Quand je serai dictateur
de Yaël André
Documentaire
Sorti le 28 mai 2014
Critique :
Et si les images du quotidien, filmées en Super 8 et 8 mm par des anonymes durant des dizaines d’années, ne racontaient pas seulement leur propres vies, ne se limitaient pas à cartographier leur propres univers ? Si on s’emparait des images d’amateurs pour construire les multiples bifurcations qu’aurait pu prendre notre vie à nous ? Si les bribes du monde captées par les autres démultipliaient notre existence personnelle ? C’est autour de la tentative de faire du soi avec de l’autre que Yaël André a bâti l’idée un peu dingue de cet objet cinématographique pour le moins atypique, qui brouille les frontières entre le documentaire et la fiction, le réel et l’imaginaire.
La cinéaste, qui toujours eu le goût des créations hybrides, a collecté des centaines de films amateurs pour les assembler autour d’un très beau texte, interprété en voix off par la comédienne Laurence Vielle, qui évoque toutes les formes qu’aurait pu prendre la vie de la narratrice dans d’autres univers : dans l’un, elle est aventurière, dans l’autre chef-comptable ou mère exemplaire. Les images éparses sont alors réagencées selon les chapitres construits autour de ces destins spécifiques, mais en constituent bien plus une évocation qu’une stricte illustration. Le fil conducteur du récit, c’est la relation de la narratrice avec son ami Georges, disparu tragiquement, qui continue à vivre dans les univers possibles qu’explore le film.
Bien sûr, on peut parler de Quand je serai dictateur à travers sa construction impressionnante et le travail titanesque qui lui a donné naissance : collecte de bobines, visionnage de centaines de films, montage, numérisation, compilation d’images… Mais ce serait sans doute réduire le film à un exercice de style en négligeant sa profondeur. Car il réussit, qualité rare, à allier la réflexion la plus fine, notamment sur l’usage même des images, à une sensibilité toute sensorielle : il touche juste.

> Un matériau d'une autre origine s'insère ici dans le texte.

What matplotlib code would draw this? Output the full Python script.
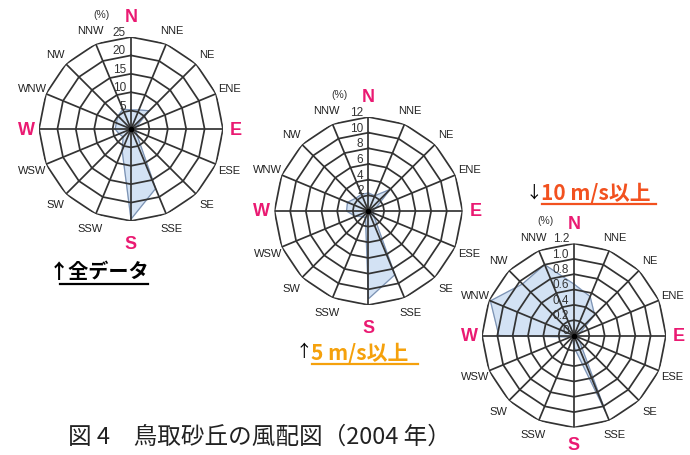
import numpy as np
import matplotlib
matplotlib.use("Agg")
import matplotlib.pyplot as plt
from matplotlib.lines import Line2D

plt.rcParams['font.family'] = ['Liberation Sans', 'DejaVu Sans']

# ---------------- data ----------------
directions = ['N', 'NNE', 'NE', 'ENE', 'E', 'ESE', 'SE', 'SSE',
              'S', 'SSW', 'SW', 'WSW', 'W', 'WNW', 'NW', 'NNW']
all_data = [5.2, 5.6, 7.0, 1.5, 1.0, 1.5, 2.3, 17.5,
            24.5, 6.3, 3.0, 3.5, 4.3, 4.3, 5.0, 5.8]
over5 = [2.3, 2.1, 3.9, 1.0, 0.5, 0.7, 1.0, 8.8,
         11.2, 1.0, 1.0, 1.8, 2.8, 2.9, 2.3, 2.3]
over10 = [0.67, 0.55, 0.38, 0.08, 0.05, 0.05, 0.1, 1.07,
          0.15, 0.05, 0.03, 0.05, 0.98, 1.18, 0.95, 1.0]
rings1 = [5, 10, 15, 20, 25]
rings2 = [2, 4, 6, 8, 10, 12]
rings3 = [0.2, 0.4, 0.6, 0.8, 1.0, 1.2]
ringlab1 = ['5', '10', '15', '20', '25']
ringlab2 = ['2', '4', '6', '8', '10', '12']
ringlab3 = ['0', '0.2', '0.4', '0.6', '0.8', '1.0', '1.2']
titles = ['↑全データ', '5 m/s以上', '10 m/s以上']
caption = '図 4　鳥取砂丘の風配図（2004 年）'

W, H = 690, 456
fig = plt.figure(figsize=(W / 100, H / 100), dpi=100)
fig.patch.set_facecolor('white')

PINK = '#ea1a72'
GRID = '#333333'
FILL = '#d3e2f4'
EDGE = '#7d93b3'
CJK = ['Noto Sans CJK JP', 'DejaVu Sans']


def fx(x):
    return x / W


def fy(y):
    return 1 - y / H


def rose(cx, cy, R, values, rings, ringlabels, zero_label, s_fac=1.24):
    rmax = rings[-1]
    ax = fig.add_axes([fx(cx - R), fy(cy + R), 2 * R / W, 2 * R / H],
                      projection='polar')
    ax.set_theta_zero_location('N')
    ax.set_theta_direction(-1)
    ax.set_ylim(0, rmax)
    ax.grid(False)
    ax.set_xticks([])
    ax.set_yticks([])
    ax.spines['polar'].set_visible(False)
    ax.patch.set_alpha(0)
    theta = np.deg2rad(np.arange(16) * 22.5)
    tc = np.append(theta, theta[0])
    vc = np.append(values, values[0])
    ax.fill(tc, vc, color=FILL, zorder=1)
    ax.plot(tc, vc, color=EDGE, lw=0.9, zorder=1.5)
    for v in rings:
        ax.plot(tc, [v] * 17, color=GRID, lw=1.25, zorder=2)
    for t in theta:
        ax.plot([t, t], [0, rmax], color=GRID, lw=1.25, zorder=2)
    ax.plot([0], [0], 'o', color='black', ms=3, zorder=3)
    # direction labels
    for t, d in zip(theta, directions):
        if d in ('N', 'S'):
            f = 1.22 if d == 'N' else s_fac
            ax.text(t, rmax * f, d, color=PINK, fontsize=13, fontweight='bold',
                    ha='center', va='center', clip_on=False)
        elif d in ('E', 'W'):
            ax.text(t, rmax * 1.14, d, color=PINK, fontsize=13, fontweight='bold',
                    ha='center', va='center', clip_on=False)
        else:
            ax.text(t, rmax * 1.16, d, color='#222222', fontsize=8,
                    ha='center', va='center', clip_on=False)
    # ring labels
    vals = list(rings)
    if zero_label:
        vals = [0] + vals
    for v, s in zip(vals, ringlabels):
        ax.annotate(s, xy=(0, v), xytext=(-5, 5), textcoords='offset pixels',
                    ha='right', va='center', fontsize=8.5, color='#333333')
    ax.annotate('(%)', xy=(0, rmax), xytext=(-29, 23), textcoords='offset pixels',
                ha='center', va='center', fontsize=7.5, color='#333333')
    return ax


rose(131, 130, 92, all_data, rings1, ringlab1, False)
rose(368.5, 212, 94, over5, rings2, ringlab2, False)
rose(574, 336.5, 92, over10, rings3, ringlab3, True, s_fac=1.19)

# titles
fig.text(fx(49), fy(272), titles[0], fontsize=14.5, fontweight='bold',
         family=CJK, color='black', ha='left', va='center')
fig.add_artist(Line2D([fx(60), fx(148)], [fy(284.5), fy(284.5)],
                      color='black', lw=1.6))

fig.text(fx(296), fy(353), '↑', fontsize=12, family=CJK, color='black',
         ha='left', va='center')
fig.text(fx(311), fy(353), titles[1], fontsize=15, fontweight='bold',
         family=CJK, color='#f5a10c', ha='left', va='center')
fig.add_artist(Line2D([fx(312), fx(418)], [fy(365), fy(365)],
                      color='#f5a10c', lw=1.6))

fig.text(fx(526), fy(193), '↓', fontsize=12, family=CJK, color='black',
         ha='left', va='center')
fig.text(fx(541), fy(193), titles[2], fontsize=15, fontweight='bold',
         family=CJK, color='#f2511f', ha='left', va='center')
fig.add_artist(Line2D([fx(542), fx(656)], [fy(205), fy(205)],
                      color='#f2511f', lw=1.6))

fig.text(fx(68), fy(437), caption, fontsize=17, family=CJK, color='#222222',
         ha='left', va='center')

fig.savefig('out.png', dpi=100)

Le film, en effet, propose sans en avoir l’air, à travers sa construction même, une attitude face à la vie : il nous invite à être attentif à la banalité comme à l’extraordinaire, aux forêts, à la mer, aux machines, aux visages, aux animaux, il nous suggère de regarder la vie dans les détails. Quand je serai dictateur est une tentative magique pour déjouer la mort et le temps, une entreprise folle qui garde la faim vorace de l’enfance, celle qui refuse de renoncer, celle qui décide que la vie continue toujours quelque part, et qui décide que nous pouvons, dès que nous en avons envie, habiter l’ailleurs. Le film parvient aussi à être un récit à la fois extrêmement personnel et dénué de nombrilisme : la vie individuelle s’y étend au-delà de ses limites, empiète sur tout ce qui la traverse, le monde, les autres, les regrets et les fantasmes, jusqu’à mettre les images des autres sur nos propres mots. Les mots eux-mêmes sont pour beaucoup dans la beauté du film : le texte lumineux de Yaël André atteint un très juste équilibre entre la pudeur et l’explicite, entre la fulgurance des souvenirs et la frénésie de l’imaginaire.
De ce jeu entre l’un et le multiple, entre la foule d’images et le fil du récit, naît une œuvre qui frappe par sa légèreté et sa folie douce mâtinées de mélancolie, où l’absence de l’ami perdu nourrit la luxuriance : face au manque, Quand je serai dictateur est une émouvante incitation à peupler la vie de tout ce qui l’empêche d’être vide, à mélanger à l’envie la masse vertigineuse des souvenirs pour inventer son histoire. « Imagination, mon enfant » : le film nous rappelle ce mot de René Char.